WE IRISH probably feel we know our way round a potato. Boiled, baked, roasted, mashed or fried, we’ve gazed upon the trusty spud in pretty much all its forms.
However, French photographic artist Nadege Meriau, whose work is showing in the Fairgreen Gallery as part of TULCA, portrays the potato in ways seldom seen before. Against dark backgrounds and with dramatic lighting, Meriau’s images of sprouting potatoes are other-worldly, mysterious and visually arresting. Several look like stills from a science fiction movie with alien-looking potatoes posed against what appears to be a starry night sky.
A native of Nantes, Meriau now lives in England and is currently artist in residence at London’s Florence Trust. She was recently nominated for an Arts Foundation Fellowship for Still Life Photography.
In her series of images of potatoes - which she has been working on for the past two years - she was keen to avoid the usual conventions of still lifes. “I was interested in portraying the potato as a growing organism and the way it transforms into something else,” she tells me. “I wanted to avoid doing still lifes so I wanted to show the potato in movement.”
Nadege goes on to explain how she created her striking images.

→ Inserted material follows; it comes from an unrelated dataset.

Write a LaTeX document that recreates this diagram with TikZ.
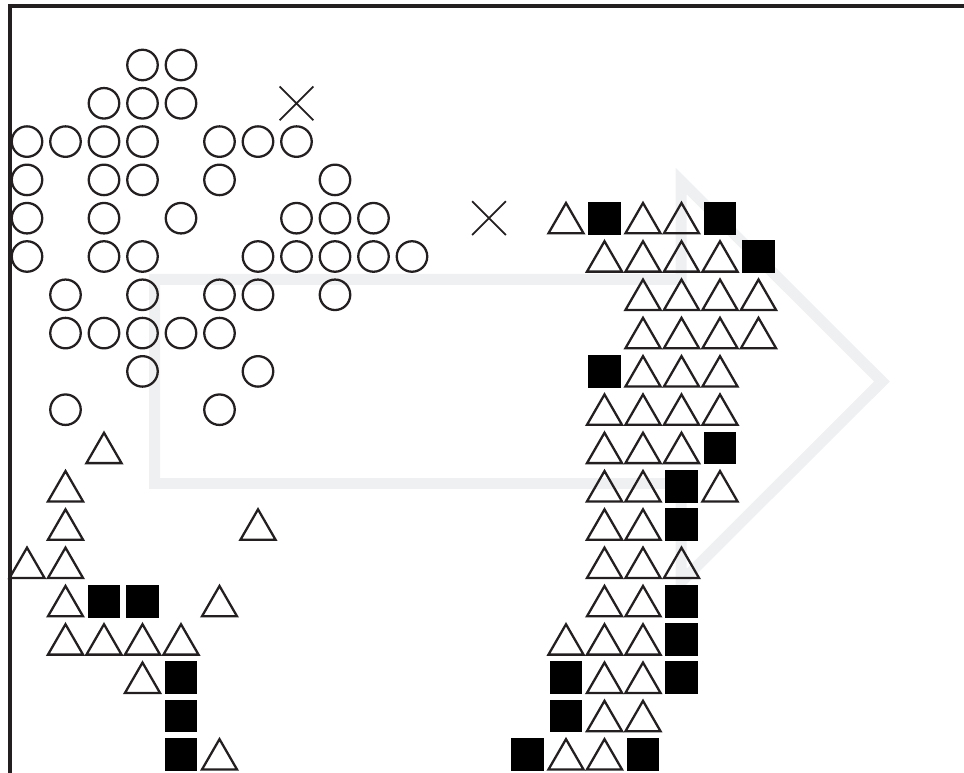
\documentclass[tikz,border=0pt]{standalone}
\usetikzlibrary{shapes.geometric,shapes.misc}
\definecolor{ink}{HTML}{231F20}
\definecolor{band}{HTML}{EFF0F2}
\tikzset{
  circ/.style={draw=ink, circle, line width=1.3pt, minimum size=0.61cm, inner sep=0pt},
  tri/.style={draw=ink, regular polygon, regular polygon sides=3, line width=1.3pt, minimum size=0.81cm, inner sep=0pt, yshift=-0.1cm},
  sqr/.style={fill=black, minimum size=0.655cm, inner sep=0pt},
  crs/.style={draw=ink, cross out, line width=1pt, minimum size=0.64cm, inner sep=0pt},
  frame/.style={draw=ink, line width=1.8pt},
  arrowband/.style={draw=band, line width=0.22cm, line join=miter}
}
\begin{document}
\begin{tikzpicture}[x=0.02cm, y=-0.02cm]
\useasboundingbox (0,0) rectangle (964,773);
% faint arrow behind the symbols
\draw[arrowband] (154.5,279.5) -- (681,279.5) -- (681,181) -- (882,381.5) -- (681,582) -- (681,483.5) -- (154.5,483.5) -- cycle;
% frame
\draw[frame] (964,6) -- (10,6) -- (10,773);
% circles
\foreach \r/\cols in {1/{3,4}, 2/{2,3,4}, 3/{0,1,2,3,5,6,7}, 4/{0,2,3,5,8}, 5/{0,2,4,7,8,9}, 6/{0,2,3,6,7,8,9,10}, 7/{1,3,5,6,8}, 8/{1,2,3,4,5}, 9/{3,6}, 10/{1,5}}
  \foreach \c in \cols
    \node[circ] (c-\r-\c) at ({27+38.5*\c},{65+38.3*(\r-1)}) {};
% triangles
\foreach \r/\cols in {5/{14,16,17}, 6/{15,16,17,18}, 7/{16,17,18,19}, 8/{16,17,18,19}, 9/{16,17,18}, 10/{15,16,17,18}, 11/{2,15,16,17}, 12/{1,15,16,18}, 13/{1,6,15,16}, 14/{0,1,15,16,17}, 15/{1,5,15,16}, 16/{1,2,3,4,14,15,16}, 17/{3,15,16}, 18/{15,16}, 19/{5,14,15}}
  \foreach \c in \cols
    \node[tri] (t-\r-\c) at ({27+38.5*\c},{65+38.3*(\r-1)}) {};
% squares
\foreach \r/\cols in {5/{15,18}, 6/{19}, 9/{15}, 11/{18}, 12/{17}, 13/{17}, 15/{2,3,17}, 16/{17}, 17/{4,14,17}, 18/{4,14}, 19/{4,13,16}}
  \foreach \c in \cols
    \node[sqr] (s-\r-\c) at ({27+38.5*\c},{65+38.3*(\r-1)}) {};
% crosses
\node[crs] (x-2-7) at ({27+38.5*7},{65+38.3*1}) {};
\node[crs] (x-5-12) at ({27+38.5*12},{65+38.3*4}) {};
\end{tikzpicture}
\end{document}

“I put some potato seeds in a cauldron, a bit like a witch’s cauldron, and I left them to develop over time,” she says. “Some of the images are taken underwater, in a water tank and some are created in a black box, they are placed inside the box and I put holes in it and started to slide roots inside it. For me, it is very much about creating environments and this was about trying to photograph the way I imagined this underground world.
“I also put some of them in water because I wanted them to look as if they were moving freely, the shoots to move freely like they would underground. I didn’t want them to be weighed down by gravity. What then happened which was really interesting and what makes the image really work is that bubbles started to appear and I didn’t predict that happening.
“My work is often quite experimental and is about play and experiment and I am often surprised by what happens and that is what makes it exciting for me really. When the bubbles appeared it started to look like a night sky or echoes of science fiction and aliens.
“I like how the potato starts looking like a human organ because for me that’s a way of showing how everything is connected so maybe even the humble potato has connections with us and the way we are made.”
While working on her photographs of potatoes, Meriau also found time to delve into the folklore and social history of the vegetable.
“Originally when the potato came to Europe priests were very suspicious about it because it was not mentioned in the Bible,” she reveals. “Some people thought it was linked to magic and witchcraft – in Sicily for instance potatoes were used as voodoo dolls. There is a whole element to the potato and the history of it that really triggered my imagination. There is a lot to it.
“There is a political aspect also which is not too obvious in the work. There is a darkness to the images, maybe they are a little frightening which maybe echoes the way the potato has the power to both nurture or starve, to save lives or destroy them, as happened with the potato blight.”
This is Meriau’s first time to exhibit her work in Ireland and she speaks glowingly of her delight at being part of the TULCA festival. Certainly her work will carry strong resonances for Irish viewers given the long and fateful history of potato consumption here and her images let us look at something we thought we knew thoroughly in an entirely fresh way. Go see.